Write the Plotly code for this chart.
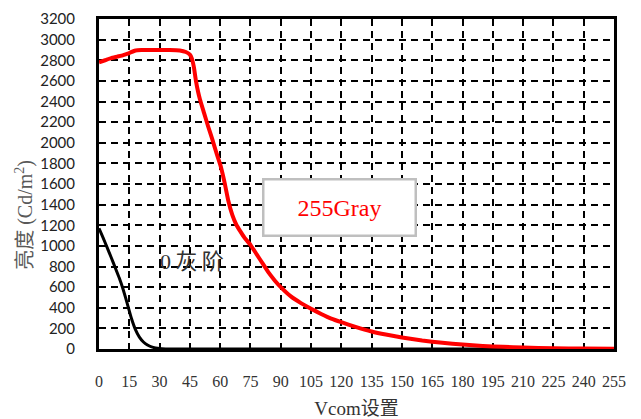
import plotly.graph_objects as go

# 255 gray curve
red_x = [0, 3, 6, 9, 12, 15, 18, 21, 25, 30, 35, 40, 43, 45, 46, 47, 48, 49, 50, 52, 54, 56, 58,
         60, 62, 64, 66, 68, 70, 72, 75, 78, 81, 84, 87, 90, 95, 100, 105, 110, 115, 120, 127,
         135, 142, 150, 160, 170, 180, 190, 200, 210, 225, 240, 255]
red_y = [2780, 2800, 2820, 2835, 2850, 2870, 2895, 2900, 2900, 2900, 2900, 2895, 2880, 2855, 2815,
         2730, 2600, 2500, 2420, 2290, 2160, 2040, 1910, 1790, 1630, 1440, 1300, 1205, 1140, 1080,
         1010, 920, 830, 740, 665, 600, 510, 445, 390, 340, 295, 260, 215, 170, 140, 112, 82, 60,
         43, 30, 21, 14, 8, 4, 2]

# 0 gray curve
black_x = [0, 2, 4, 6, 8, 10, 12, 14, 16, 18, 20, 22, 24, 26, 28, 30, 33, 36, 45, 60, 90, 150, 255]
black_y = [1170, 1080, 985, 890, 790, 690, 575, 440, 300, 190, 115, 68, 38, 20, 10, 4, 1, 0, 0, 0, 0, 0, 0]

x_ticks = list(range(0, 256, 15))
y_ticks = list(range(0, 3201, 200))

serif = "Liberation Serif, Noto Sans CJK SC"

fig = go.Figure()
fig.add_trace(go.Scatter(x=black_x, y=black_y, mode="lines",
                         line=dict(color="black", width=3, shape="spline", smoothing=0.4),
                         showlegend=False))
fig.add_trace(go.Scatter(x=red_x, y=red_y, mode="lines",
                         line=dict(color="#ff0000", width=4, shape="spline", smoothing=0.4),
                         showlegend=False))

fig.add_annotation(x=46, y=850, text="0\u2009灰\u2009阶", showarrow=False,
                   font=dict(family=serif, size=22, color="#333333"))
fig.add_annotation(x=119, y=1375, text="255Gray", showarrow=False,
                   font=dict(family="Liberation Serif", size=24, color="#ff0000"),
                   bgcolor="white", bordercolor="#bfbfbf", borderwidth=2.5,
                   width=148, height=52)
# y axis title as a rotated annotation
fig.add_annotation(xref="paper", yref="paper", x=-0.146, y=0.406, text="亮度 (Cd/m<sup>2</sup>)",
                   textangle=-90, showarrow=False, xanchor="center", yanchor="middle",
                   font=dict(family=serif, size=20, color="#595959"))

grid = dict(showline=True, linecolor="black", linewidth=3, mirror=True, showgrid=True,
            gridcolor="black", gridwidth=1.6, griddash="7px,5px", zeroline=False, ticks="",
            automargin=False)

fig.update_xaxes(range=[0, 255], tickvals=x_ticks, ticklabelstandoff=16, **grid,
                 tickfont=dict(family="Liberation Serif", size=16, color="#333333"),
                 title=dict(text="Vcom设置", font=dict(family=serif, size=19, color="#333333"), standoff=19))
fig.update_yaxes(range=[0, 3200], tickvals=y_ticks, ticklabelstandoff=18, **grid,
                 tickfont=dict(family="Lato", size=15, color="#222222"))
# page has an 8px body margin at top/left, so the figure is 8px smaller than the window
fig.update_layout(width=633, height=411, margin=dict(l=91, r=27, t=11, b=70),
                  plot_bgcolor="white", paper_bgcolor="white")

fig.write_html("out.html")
● ● ● ●
Prompt
Return the material line for line, from its beginning to the line that contains "import plotly.graph_objects as go", with the pictures left out.

Complete response
Write the Plotly code for this chart.
import plotly.graph_objects as go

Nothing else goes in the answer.